= Task description =
Copy from the first line below down to and including the line with "yticks = [0, 5000, 10000, 15000, 20000, 25000]". Skip the pictures.

= Recorded data =
————————
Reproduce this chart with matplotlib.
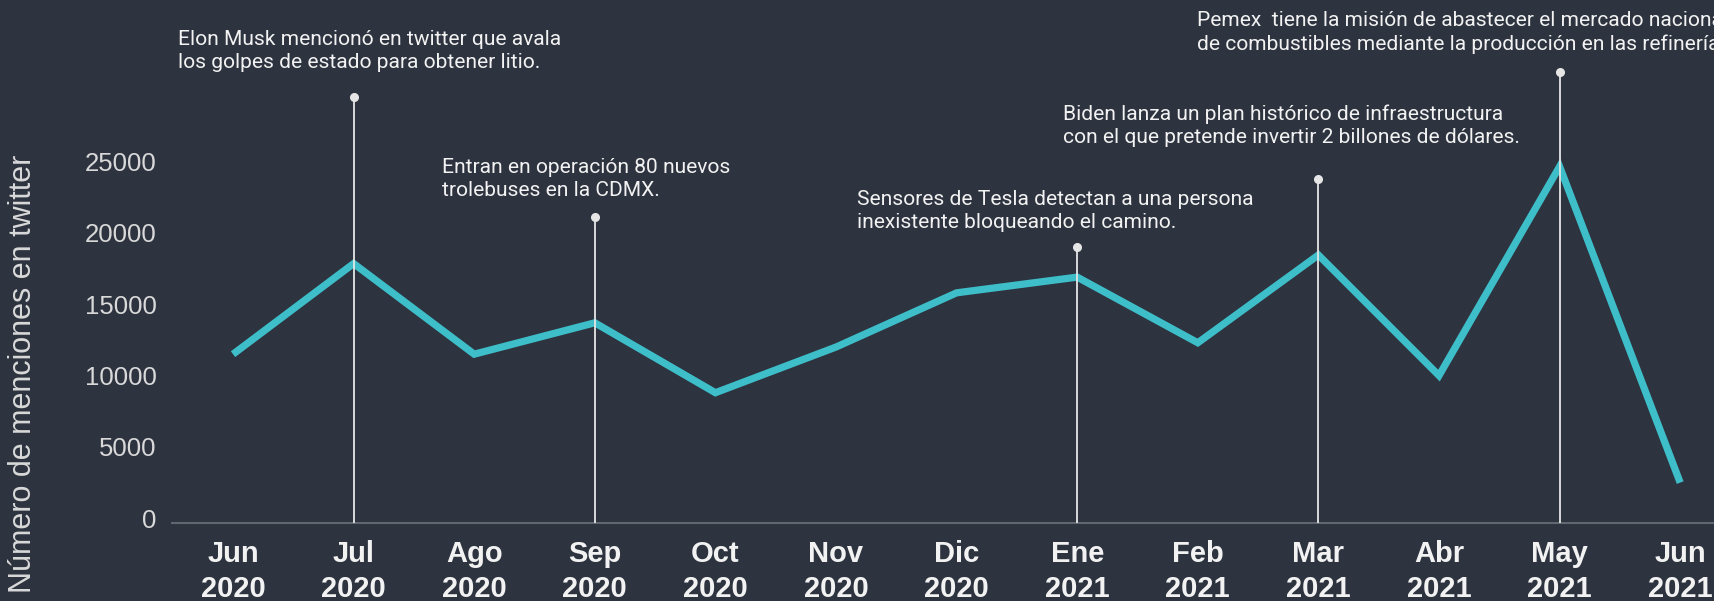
import matplotlib
matplotlib.use("Agg")
import matplotlib.pyplot as plt

# ---- data ----
months = ["Jun\n2020", "Jul\n2020", "Ago\n2020", "Sep\n2020", "Oct\n2020", "Nov\n2020",
          "Dic\n2020", "Ene\n2021", "Feb\n2021", "Mar\n2021", "Abr\n2021", "May\n2021",
          "Jun\n2021"]
mentions = [11500, 17850, 11500, 13700, 8800, 12000, 15800, 16900, 12300, 18450, 10000, 24650, 2500]

event_index = [1, 3, 7, 9, 11]
event_height = [29500, 21100, 19000, 23800, 31300]
event_text = [
    "Elon Musk mencionó en twitter que avala\nlos golpes de estado para obtener litio.",
    "Entran en operación 80 nuevos\ntrolebuses en la CDMX.",
    "Sensores de Tesla detectan a una persona\ninexistente bloqueando el camino.",
    "Biden lanza un plan histórico de infraestructura\ncon el que pretende invertir 2 billones de dólares.",
    "Pemex  tiene la misión de abastecer el mercado nacional\nde combustibles mediante la producción en las refinerías.",
]
text_x = [-0.455, 1.73, 5.17, 6.88, 7.99]
text_y = [32760, 23780, 21530, 27500, 34060]

yticks = [0, 5000, 10000, 15000, 20000, 25000]

# ---- style ----
BG = "#2d333f"
LINE = "#3dbec8"
W, H = 1715, 601

fig = plt.figure(figsize=(W / 100, H / 100), dpi=100, facecolor=BG)
left_px, bottom_px = 172, 523
ax = fig.add_axes([left_px / W, (H - bottom_px) / H, (W - left_px) / W, bottom_px / H])
ax.set_facecolor(BG)

x = list(range(len(months)))
ax.plot(x, mentions, color=LINE, lw=5.2, solid_joinstyle="miter", solid_capstyle="butt", zorder=2)

ymin = -330
for i, h in zip(event_index, event_height):
    ax.plot([i, i], [ymin, h], color="#e6e6e6", lw=1.3, zorder=3)
    ax.plot([i], [h], "o", color="#e6e6e6", ms=5.5, zorder=4)

for tx, ty, t in zip(text_x, text_y, event_text):
    ax.text(tx, ty, t, ha="left", va="center", color="#f2f2f2", fontsize=15.1,
            family="Roboto", linespacing=1.3, zorder=5)

ax.set_xlim(-0.506, (W - 233) / 120.6)
ax.set_ylim(ymin, 36320)

ax.set_xticks(x)
ax.set_xticklabels(months, family="Liberation Sans", fontweight="bold", fontsize=21,
                   color="#f2f2f2", linespacing=1.3)
ax.set_yticks(yticks)
ax.set_yticklabels([str(v) for v in yticks], family="Liberation Sans", fontsize=18.5,
                   color="#d9d9d9")
ax.tick_params(axis="x", length=0, pad=12.5)
ax.tick_params(axis="y", length=0, pad=11)

for s in ["top", "right", "left"]:
    ax.spines[s].set_visible(False)
ax.spines["bottom"].set_color("#62666e")
ax.spines["bottom"].set_linewidth(1.5)

fig.text(23 / W, 1 - 374 / H, "Número de menciones en twitter", rotation=90,
         ha="center", va="center", family="Liberation Sans", fontsize=22, color="#d9d9d9")

fig.savefig("out.png", dpi=100, facecolor=BG)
————————
= Solution for this task =
Reproduce this chart with matplotlib.
import matplotlib
matplotlib.use("Agg")
import matplotlib.pyplot as plt

# ---- data ----
months = ["Jun\n2020", "Jul\n2020", "Ago\n2020", "Sep\n2020", "Oct\n2020", "Nov\n2020",
          "Dic\n2020", "Ene\n2021", "Feb\n2021", "Mar\n2021", "Abr\n2021", "May\n2021",
          "Jun\n2021"]
mentions = [11500, 17850, 11500, 13700, 8800, 12000, 15800, 16900, 12300, 18450, 10000, 24650, 2500]

event_index = [1, 3, 7, 9, 11]
event_height = [29500, 21100, 19000, 23800, 31300]
event_text = [
    "Elon Musk mencionó en twitter que avala\nlos golpes de estado para obtener litio.",
    "Entran en operación 80 nuevos\ntrolebuses en la CDMX.",
    "Sensores de Tesla detectan a una persona\ninexistente bloqueando el camino.",
    "Biden lanza un plan histórico de infraestructura\ncon el que pretende invertir 2 billones de dólares.",
    "Pemex  tiene la misión de abastecer el mercado nacional\nde combustibles mediante la producción en las refinerías.",
]
text_x = [-0.455, 1.73, 5.17, 6.88, 7.99]
text_y = [32760, 23780, 21530, 27500, 34060]

yticks = [0, 5000, 10000, 15000, 20000, 25000]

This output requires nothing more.